Green has made a wide range of racist remarks, while breathing life into conspiracy theories. Many of them were online and recently deleted after the liberal group Media Matters unearthed them.

Greene once said Black people “are held slaves to the Democratic Party" and suggested that the Parkland, Florida, school shooting was staged to disguise the perpetrators — a so-called false flag operation.

She was seen in an online video harassing Parkland survivor David Hogg at the U.S. Capitol, accusing him of “trying to take away my Second Amendment rights.”

“He has nothing to say because he’s paid to do this,” Greene said after Hogg ignored her. “He’s a coward. He can’t say one word.”

She made similar remarks after a gunman opened fire from a Las Vegas hotel room in 2017, killing 58 people at an outdoor music festival, which she suggested was a secret plot to build support for gun control legislation.

“I don’t believe (gunman Stephen Paddock) pulled this off all by himself, and I know most of you don’t either,” Greene said in a video. “What’s the best way to control the people? You have to take away their guns.”

In 2018, she speculated in a Facebook post that a Jewish-owned financial firm may have been involved in a plot to spark California wildfires. She suggested the motive could have been to fast-track a high-speed rail project favored by then-Gov. Jerry Brown, using “lasers or blue beams of light” fired from space.

“There are too many coincidences to ignore,” she wrote.

Greene once called Pelosi a “traitor" who was guilty of “treason,” a "crime punishable by death." She also “liked” a Facebook post where a commenter called for “a bullet to the head” of Pelosi.

The conspiracy theories Greene has embraced came up during the closed Republican caucus meeting on Wednesday. Some said Greene apologized to her colleagues, though there were conflicting, vague versions of exactly what she’d said.

That’s at odds with recent statements Greene has made on Twitter, where she has vowed to never back down or apologize and labeled her critics traitors, while using the Democratic push to punish her to raise money for her campaign.

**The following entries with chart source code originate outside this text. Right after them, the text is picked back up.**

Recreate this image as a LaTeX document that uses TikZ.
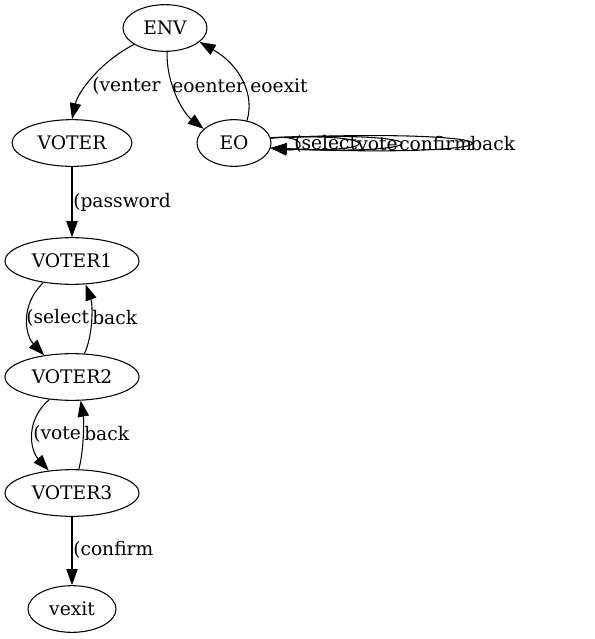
\documentclass[tikz,border=0pt]{standalone}
\usepackage{fontspec}
\setmainfont{DejaVu Serif}
\usetikzlibrary{arrows.meta,shapes.geometric}
\begin{document}
\begin{tikzpicture}[x=0.75pt,y=-0.75pt,
  st/.style={draw,ellipse,line width=0.8pt,inner sep=0pt,minimum height=35pt,font=\fontsize{14}{16}\selectfont},
  lbl/.style={anchor=west,inner sep=0pt,font=\fontsize{14}{16}\selectfont},
  arr/.style={line width=0.8pt,-{Triangle[length=12pt,width=8.5pt]}}]
\useasboundingbox (0,0) rectangle (595,639);
\node[st,minimum width=63pt] (ENV) at (165,28) {ENV};
\node[st,minimum width=90pt] (VOTER) at (72,143) {VOTER};
\node[st,minimum width=55.5pt] (EO) at (234,143) {EO};
\node[st,minimum width=100.5pt] (VOTER1) at (72,261) {VOTER1};
\node[st,minimum width=100.5pt] (VOTER2) at (72,377) {VOTER2};
\node[st,minimum width=100.5pt] (VOTER3) at (72,493) {VOTER3};
\node[st,minimum width=66pt] (vexit) at (72,609) {vexit};

\draw[arr] (ENV.208) .. controls (100,62) and (78,92) .. (VOTER.north);
\node[lbl] (l1) at (92,86) {(venter};
\draw[arr] (ENV.275) .. controls (166,82) and (182,112) .. (EO.155);
\node[lbl] (l2) at (172,86) {eoenter};
\draw[arr] (EO.60) .. controls (255,95) and (240,65) .. (ENV.338);
\node[lbl] (l3) at (250,86) {eoexit};

\draw[arr] (VOTER) -- (VOTER1);
\node[lbl] (l4) at (73,202) {(password};

\draw[arr] (VOTER1.217) .. controls (20,305) and (25,335) .. (VOTER2.142);
\node[lbl] (l5) at (26,318) {(select};
\draw[arr] (VOTER2.62) .. controls (93,335) and (93,305) .. (VOTER1.300);
\node[lbl] (l6) at (92,318) {back};

\draw[arr] (VOTER2.225) .. controls (25,420) and (30,450) .. (VOTER3.136);
\node[lbl] (l7) at (33,434) {(vote};
\draw[arr] (VOTER3.74) .. controls (84,450) and (84,420) .. (VOTER2.290);
\node[lbl] (l8) at (84,434) {back};

\draw[arr] (VOTER3) -- (vexit);
\node[lbl] (l9) at (73,550) {(confirm};

\draw[arr] (EO.8) .. controls (307,134) and (307,152) .. (EO.352);
\draw[arr] (EO.8) .. controls (386,132) and (386,154) .. (EO.352);
\draw[arr] (EO.8) .. controls (443,130) and (443,156) .. (EO.352);
\draw[arr] (EO.8) .. controls (537,127) and (537,159) .. (EO.352);
\node[lbl] (s1) at (294,144) {(select};
\node[lbl] (s2) at (357,144) {vote};
\node[lbl] (s3) at (399,144) {confirm};
\node[lbl] (s4) at (470,144) {back};
\end{tikzpicture}
\end{document}
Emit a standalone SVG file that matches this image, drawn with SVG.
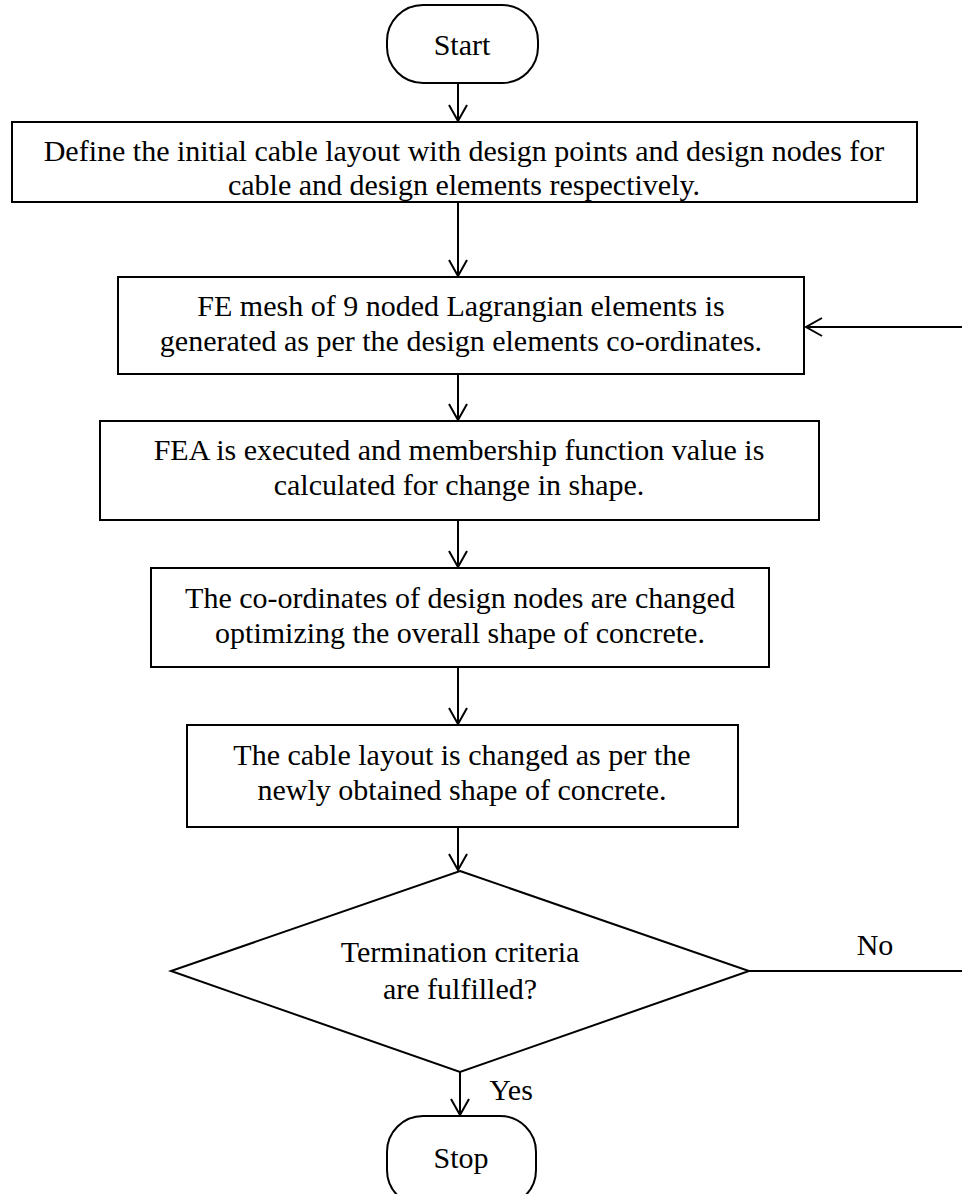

McCarthy condemned Greene’s past endorsements of conspiracy theories — after weeks of saying little critical of her — and said the first-term congresswoman had recognized in a private conversation that she must meet “a higher standard” as a lawmaker.

It’s unusual for party leaders to strip lawmakers of committee assignments, which can help them address their districts’ needs, raise campaign contributions and shape legislation.

In 2019, House GOP leaders removed Rep. Steve King, R-Iowa, who had a history of racist comments, from the Agriculture and Judiciary panels after he was quoted as wondering when “white supremacist” became an offensive term. He lost the Republican primary for his seat in 2020 and is out of Congress after serving nine terms.